Будущая Россия — федеративное или унитарное государство?

Какое положение в ней займет Юго-Восточный союз, и из кого он будет состоять? Возможна ли теперь единая власть, и кому она может принадлежать?

Макаренко обратился со всеми этими вопросами к донскому атаману, который в декабре 1918 года отвечал ему:

…«Рассмотревши вопросы, подлежащие предварительному обсуждению в согласительной комиссии, т.-е. на конференции представителей добровольческой армии, Дона и Кубани, я полагаю, что заседания таковой комиссии являются преждевременными, так как большинство вопросов в данное время решено быть не может, а гадание о будущем, не имея никаких данных, явится лишь пустыми разговорами, для чего у меня нет свободных людей, ни средств, чтобы оплачивать их напрасную поездку и жизнь в Екатеринодаре, потому что:

«Будущая Россия — федеративное или унитарное государство? — праздный вопрос. Надо раньше освободить Россию от большевиков. Тогда прислушаться к голосу подлинной России, России, пережившей муки большевизма, и всем вместе обсудить этот вопрос. Говорить об этом Дону и Кубани — одной тридцатой России — преждевременно. Логически, конечно, Россия — единая и неделимая, потому что самим создавать принцип divide et impera[75] на свою голову не годится»…

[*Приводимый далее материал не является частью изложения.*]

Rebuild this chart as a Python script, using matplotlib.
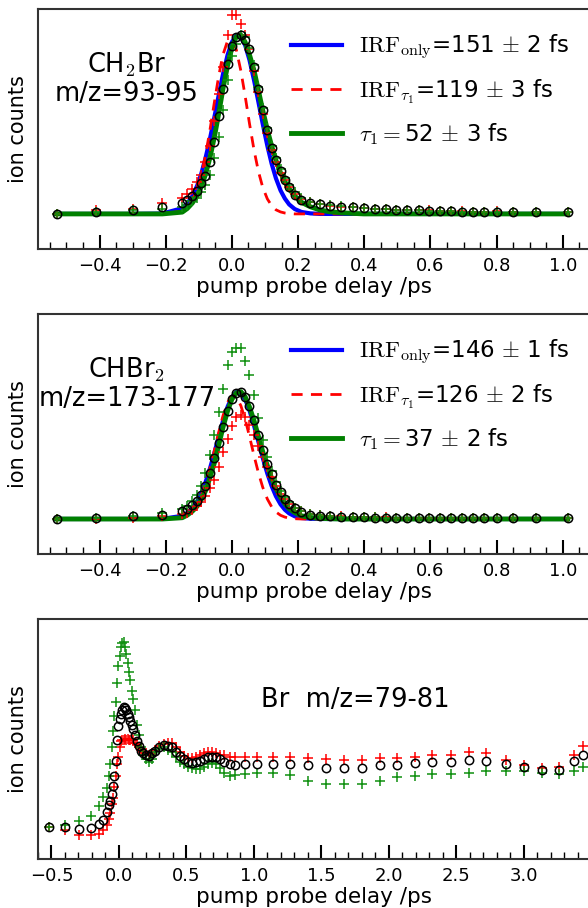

На 13 ноября в Екатеринодаре генералом Деникиным было собрано совещание между представителями добровольческой армии, Дона и Кубани под председательством генерала Драгомирова. Предстояло решить три главных вопроса — о единой власти (диктатуре генерала Деникина), едином командовании и едином представителе перед иностранными союзными державами. От Донского войска были командированы генерал-лейтенанты Греков и Свечин и начальник войскового штаба генерал-майор Поляков. Им от донского атамана были даны готовые ответы: диктатура генерала Деникина не может быть признана, единое командование может быть лишь при едином фронте, и единый представитель возможен и желателен.

Совещания продолжались два дня. Генерал Драгомиров настаивал на полном подчинении Дона добровольческой армии и на осуществлении единого командования настолько, чтобы добровольческая армия могла распоряжаться каждым полком донской армии независимо от донского атамана.

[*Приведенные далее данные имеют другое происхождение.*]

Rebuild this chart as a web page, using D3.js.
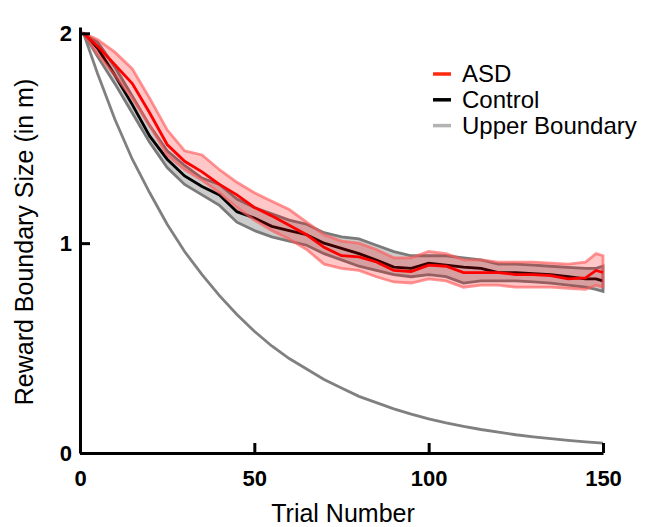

К соглашению комиссия не пришла, а отношения обострились еще больше. Непосредственно за комиссией начались репрессии по отношению войска Донского. Не были отпущены из Севастополя столь нужные войску тяжелые орудия, генерал Семилетов получил разрешение на формирование «донского отряда» в добровольческой армии, что давало возможность укрываться от мобилизации и нарушало организацию донской армии. В отряд этот собирались все недовольные и враждебные атаману лица.

Наконец, было решено не допускать представителей союзных держав на Дон и всячески мешать непосредственным сношениям Дона с союзниками.

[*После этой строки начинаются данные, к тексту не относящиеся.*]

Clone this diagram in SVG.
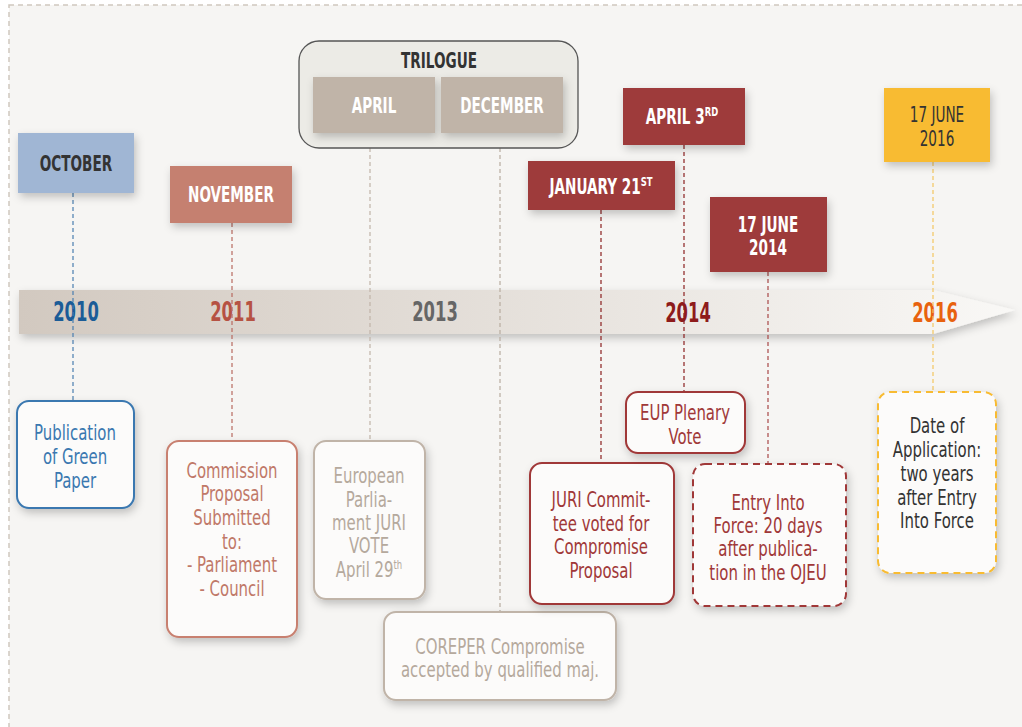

Когда в Екатеринодаре узнали о том, что капитаны Бонд и Ошэн едут на Дон, министр торговли и промышленности добровольческой армии В.А. Лебедев телеграфировал председателю войскового круга В.А. Харламову, что Бонд и Ошэн никем не уполномочены ехать на Дон и являются подставными лицами, нанятыми атаманом, чтобы инсценировать его дружбу с союзниками…

Так, с приездом союзников началась жестокая интрига против атамана и войска Донского, но им было уже не до того, чтобы парировать ее. Военные события изменились, войску Донскому угрожала гибель.